By 2000, a new governance technique - the 'Open Method of Co-ordination' - had emerged as the means of taking forward this objective, utilising a combination of EU-level objective-setting and decentralised policy-making. May 1997 also saw a new Labour government sweep to power, promising constitutional change - including devolution of powers to Scotland, Wales and Northern Ireland - and pledging to tackle poverty and social exclusion.
Strategies to tackle social exclusion are now conducted in a multi-level context. On the one hand, the EU is seeking to steer national systems through the open method of co-ordination. On the other hand, in the United Kingdom, it is not only central government policies that aim to tackle social exclusion, but also the devolved administrations and local government.

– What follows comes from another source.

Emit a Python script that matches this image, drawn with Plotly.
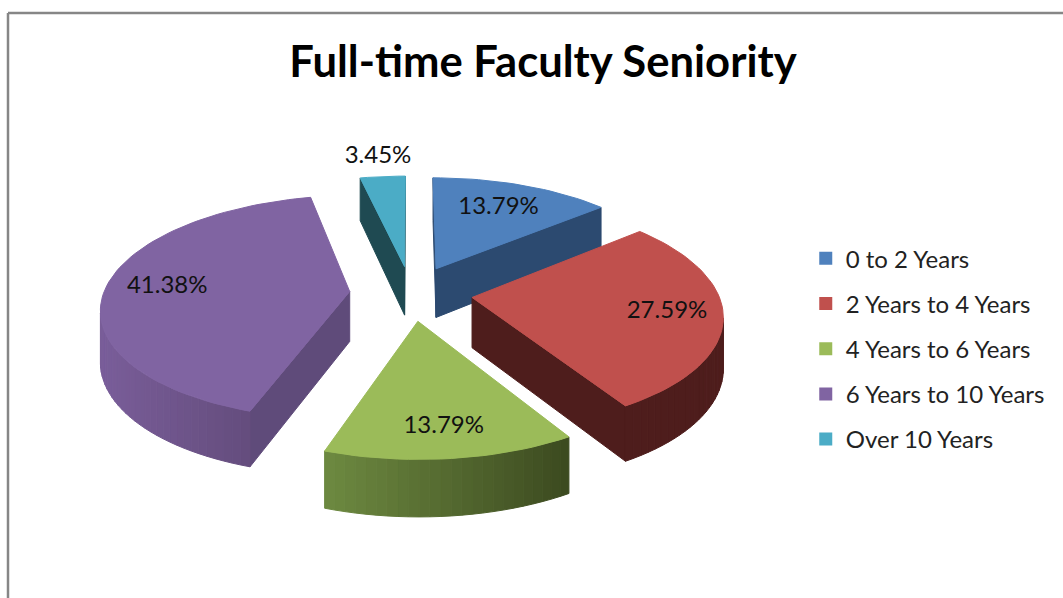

It is not only the levels of governance that have changed but also the techniques and the actors involved. New forms of partnership have emerged at EU, national and sub-national levels between governmental and non-governmental organisations. All of which raises challenges to orthodox democratic constitutionalism, and possibilities for democratic experimentalism.
In all of this, law, and in particular, European Union law, seems to have been decentred in favour of new normalising practices associated with social indicators and the mapping of exclusion.
By exploring this changing governance context, the book addresses the impact of new modes of governance on the conduct of social inclusion strategies in the EU and UK.